I'm not sure how long it is, but it's a dirt road that runs along the rim. I've driven it in a 4x4 and it took about the same amount of time that a car running the traditional shuttle takes. I believe it's marked with the Kokopelli trail markers. My guess is it's probably apx 20 miles and starts just before the cattle guard when leaving the westwater takeout area.


----------



## richp (Feb 27, 2005)

Hi,

A fair number of folks have done this bike shuttle. I don't know the distance offhand (10-12 miles???), but the route is pretty simple.

When you come back out of the parking area at Cisco, there is a two track that cuts off to the right a couple of hundred yards out. Follow that all the way to the hardtop road by the railroad bridge coming in to the ranger station. It stays back from the rim quite a ways, unless to take a main cutoff on the Westwater side of Cottonwood Wash, which leads out to Little Hole, Hades Overlook, and Big Hole.
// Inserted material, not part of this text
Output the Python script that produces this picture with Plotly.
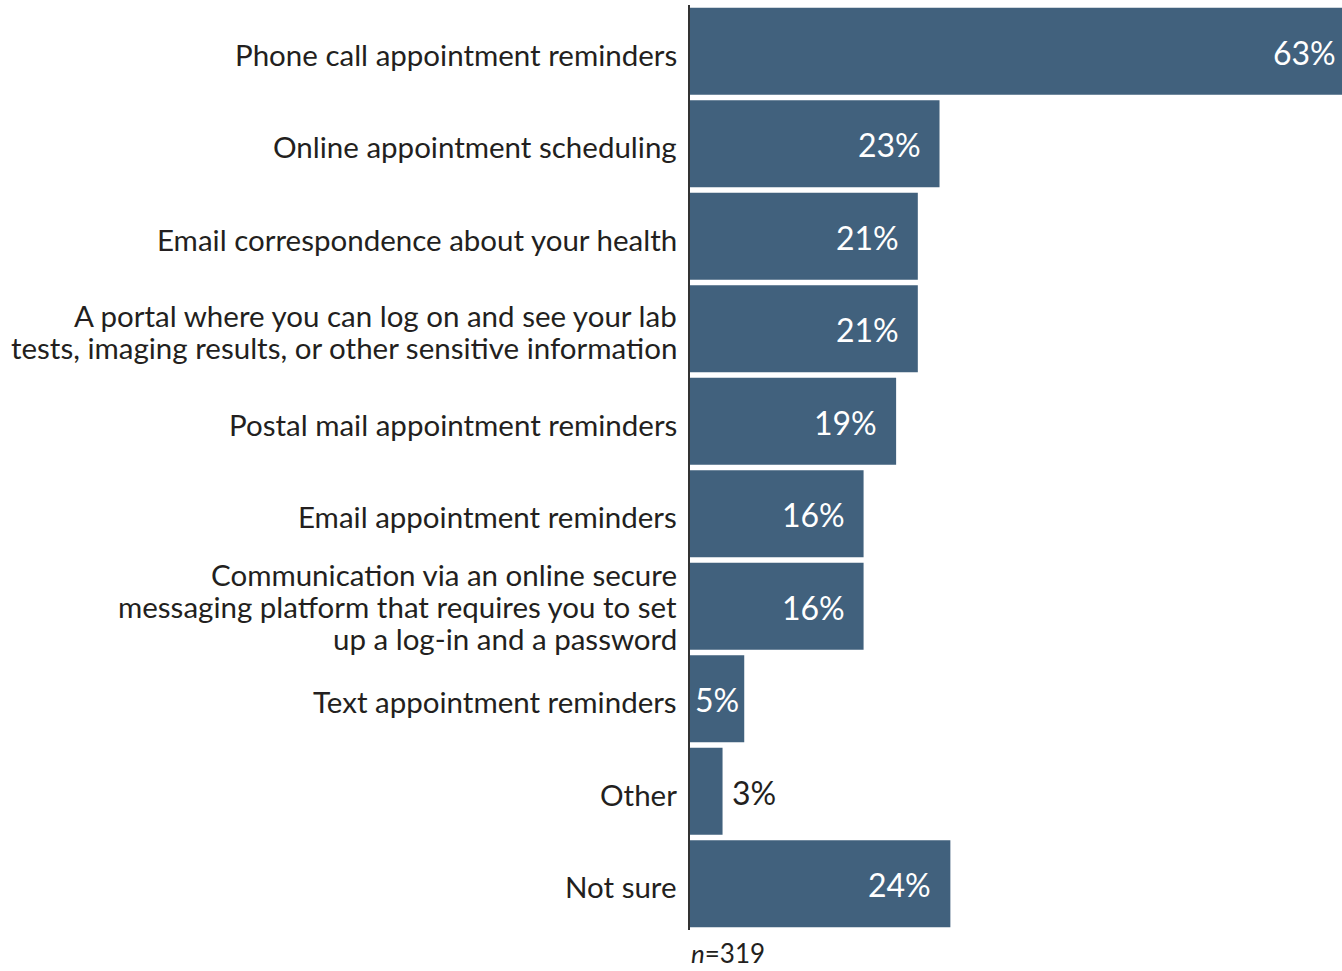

In between, there actually are a couple of cutoffs, but the main Kokopeli (which remains a two track used by vehicles as well) should be marked with the little brown carsonite signs. The only thing that might mess you up if you missed it, is a right turn just before the road crosses the railroad tracks. If you get to a railroad crossing, turn around, go back and take the turn you missed (now on your left about 100 yards back) and continue on the Kokopeli.

One possible fly in the ointment -- you have to cross Cottonwood Wash. If it's running high, then you may not want to do this. The rangers should have some idea of conditions there, so ask before you take off for Cisco and be prepared to beg a ride back with someone else if it seems unwise. 

Hope this helps.

Rich Phillips


----------



## treewell (Mar 20, 2006)

I've done the bike shuttle and it works well. Route is fairly clear as you ride. Google Earth gives a good view. My recollection is it takes maybe an hour and a half. Really not much longer than setting up a car shuttle. Very pleasant ride on a warm morning.


----------



## ric (Apr 12, 2004)

I'll be running solo friday 3/16, been bike shuttling for years! be there between 9 and 10 am you can ride with me!


----------



## Rich (Sep 14, 2006)

Goggle has it at 14 miles. A lot of it parallels the RR so the grades are probably ok. Wouldn't want to do it in the summer, HOT!!!

I've done the Numbers shuttle from BV Brew Pub to put in on the gravel road and as I recall its also about 14 miles and I remember feeling like a nap before my run. 
But the first good spashes in #1 seem to wake me right up!


----------



## gravitycadet (Apr 10, 2009)

thanks for all the info guys. 
hey ric if you are boating on friday we should meet up i am with a group of 3 kayakers 412 five two three 7252


----------



## fatbob (Apr 11, 2008)

Ric, pm sent. Share Shuttle? can provide lunch, beers @ takeout and safety. Bob 719-966-915zero. we were planning on playboats, but can bring longer boats if u are to keep up.


----------



## rrb3 (Sep 30, 2009)

Where is the best place to lock up your bike at the put-in? Just curious if the rangers let you stash your bike somewhere safe...


----------



## richp (Feb 27, 2005)

Hi,

There's a bike rack at the put-in, and if for some reason that doesn't seem secure enough for you, the rangers will sometimes let you stash gear behind the fence between the ranger station and the boathouse.

FWIW.

Rich Phillips


----------



## Canada (Oct 24, 2006)

*how long does the ride take for a guy in reasonable shape?*

14 miles so guessing 1.5 to 2 hours?


----------



## rrb3 (Sep 30, 2009)

We did this a few weeks ago, it took us close to 2 hours at a reasonable pace. There are some sandy stretches that were difficult for those not experienced in riding through sand.


----------



## LSB (Mar 23, 2004)

Several years ago some friends of mine raced the car shuttle back up from Cisco and the bikes won by about 15 minutes.


----------